*EXERCISE TASK*
Take the data below and copy exactly the lines starting at the one with "Give me the matplotlib source for this chart." and finishing at the one with "ax = fig.add_axes([0.051, 0.367, 0.949, 0.617], facecolor=bg)", both included.

*MATERIAL PROVIDED*
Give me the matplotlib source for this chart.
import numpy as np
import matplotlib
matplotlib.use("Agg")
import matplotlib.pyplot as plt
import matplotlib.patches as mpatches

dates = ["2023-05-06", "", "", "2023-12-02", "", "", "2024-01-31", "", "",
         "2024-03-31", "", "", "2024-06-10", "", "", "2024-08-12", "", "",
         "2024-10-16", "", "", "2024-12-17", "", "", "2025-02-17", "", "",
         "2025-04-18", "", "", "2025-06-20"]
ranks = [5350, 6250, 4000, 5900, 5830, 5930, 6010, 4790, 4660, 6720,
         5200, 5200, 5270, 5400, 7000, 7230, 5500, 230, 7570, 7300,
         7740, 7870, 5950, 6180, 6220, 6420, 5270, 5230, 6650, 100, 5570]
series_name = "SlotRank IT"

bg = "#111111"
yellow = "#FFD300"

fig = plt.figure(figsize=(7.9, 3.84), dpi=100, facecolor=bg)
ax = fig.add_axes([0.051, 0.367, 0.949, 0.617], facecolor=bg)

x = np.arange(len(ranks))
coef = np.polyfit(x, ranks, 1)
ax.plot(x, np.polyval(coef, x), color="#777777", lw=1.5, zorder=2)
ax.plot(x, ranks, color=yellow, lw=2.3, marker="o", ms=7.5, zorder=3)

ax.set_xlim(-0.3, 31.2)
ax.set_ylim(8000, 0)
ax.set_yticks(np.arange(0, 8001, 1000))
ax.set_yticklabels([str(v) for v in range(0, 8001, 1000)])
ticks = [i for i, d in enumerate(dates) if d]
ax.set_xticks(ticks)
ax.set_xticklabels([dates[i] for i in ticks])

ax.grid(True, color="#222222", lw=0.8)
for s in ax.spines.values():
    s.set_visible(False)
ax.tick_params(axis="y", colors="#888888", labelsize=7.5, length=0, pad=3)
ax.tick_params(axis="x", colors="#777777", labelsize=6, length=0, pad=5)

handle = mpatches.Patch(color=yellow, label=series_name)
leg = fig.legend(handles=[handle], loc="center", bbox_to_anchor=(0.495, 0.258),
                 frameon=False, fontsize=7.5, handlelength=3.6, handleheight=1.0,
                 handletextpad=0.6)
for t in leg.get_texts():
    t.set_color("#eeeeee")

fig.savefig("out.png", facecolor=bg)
==
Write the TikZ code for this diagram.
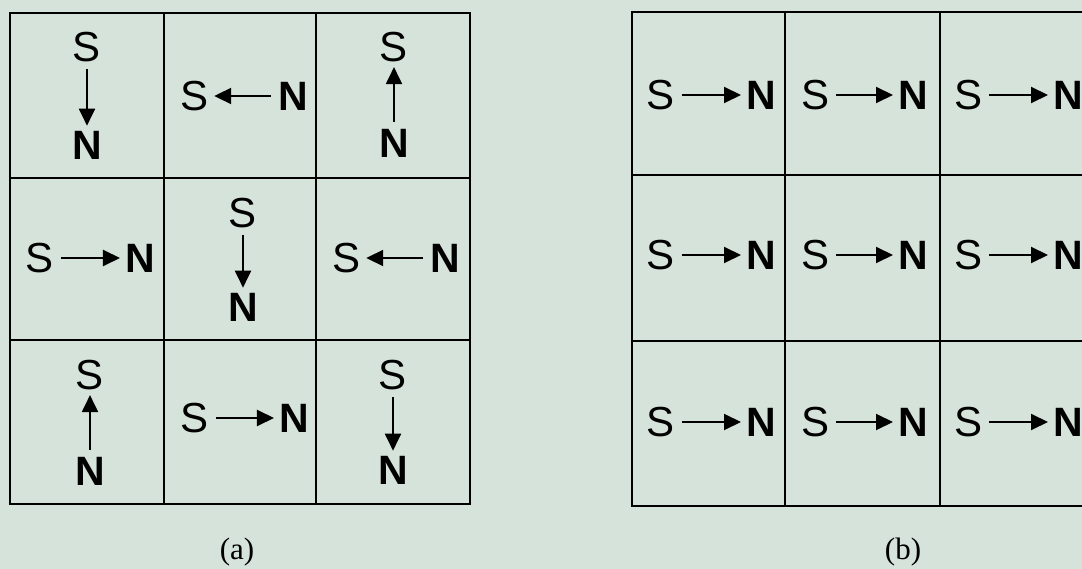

*CORRECT RESPONSE*
Give me the matplotlib source for this chart.
import numpy as np
import matplotlib
matplotlib.use("Agg")
import matplotlib.pyplot as plt
import matplotlib.patches as mpatches

dates = ["2023-05-06", "", "", "2023-12-02", "", "", "2024-01-31", "", "",
         "2024-03-31", "", "", "2024-06-10", "", "", "2024-08-12", "", "",
         "2024-10-16", "", "", "2024-12-17", "", "", "2025-02-17", "", "",
         "2025-04-18", "", "", "2025-06-20"]
ranks = [5350, 6250, 4000, 5900, 5830, 5930, 6010, 4790, 4660, 6720,
         5200, 5200, 5270, 5400, 7000, 7230, 5500, 230, 7570, 7300,
         7740, 7870, 5950, 6180, 6220, 6420, 5270, 5230, 6650, 100, 5570]
series_name = "SlotRank IT"

bg = "#111111"
yellow = "#FFD300"

fig = plt.figure(figsize=(7.9, 3.84), dpi=100, facecolor=bg)
ax = fig.add_axes([0.051, 0.367, 0.949, 0.617], facecolor=bg)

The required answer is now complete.